On the length of a slanted circular arc

Question

Consider two concentric circles, of radius $R$ and $R+\mathrm{d}R$ respectively. What is the length of the "crooked" arc in the figure? Suppose this arc subtends a generic angle $\theta$.

Answer 1

I'm assuming from the title that the slanted arc is circular. Now, as shown in the figure below, extend outward normal to the skewed arc from point C and seek the intersection (point A') with the extension of line AB. This is the origin of skewed arc. Let's say this has a length $R+\delta R$ and an included angle $\theta+\delta\theta$. Now observe the chord $c$. This has a length given by

$$c=2(R+\delta R)\sin\left(\frac{\theta+\delta\theta}{2}\right)$$

For triangle A'BC, we have the law of cosines

$$ \cos(\theta+\delta\theta)=\frac{R^2+(R+\delta R)^2-(R+dR)^2}{2\delta r(R+\delta R)} $$

At this point we have two equations in three unknowns, $\delta R, \delta\theta, \text{ and } c$. But $c$ is known from triangle ABC. From the law of cosines again,

$$ c^2=R^2+(R+dR)^2-2R(R+dR)\cos(\theta). $$

You now have two equations in two unknowns.
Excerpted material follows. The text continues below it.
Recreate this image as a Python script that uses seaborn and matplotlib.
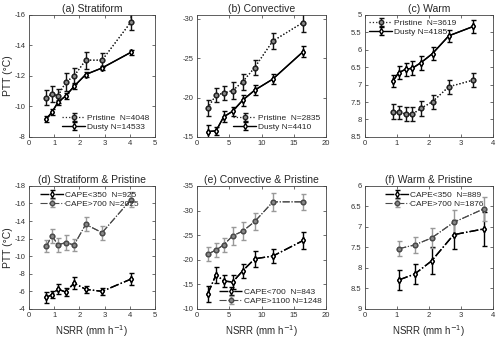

It looks to me to require a numerical solution. However, it may be possible to achieve an approximate analytical solution if indeed $d \text{ and } \delta$ indicate small quantities. In that case you can simplify the $\sin \text{ and } \cos$ terms by Taylor expansions and discard higher-order terms. Of course, the length of the skewed arc is $s=(R+\delta R)\cdot(\theta+\delta\theta)$

Can you take it from here?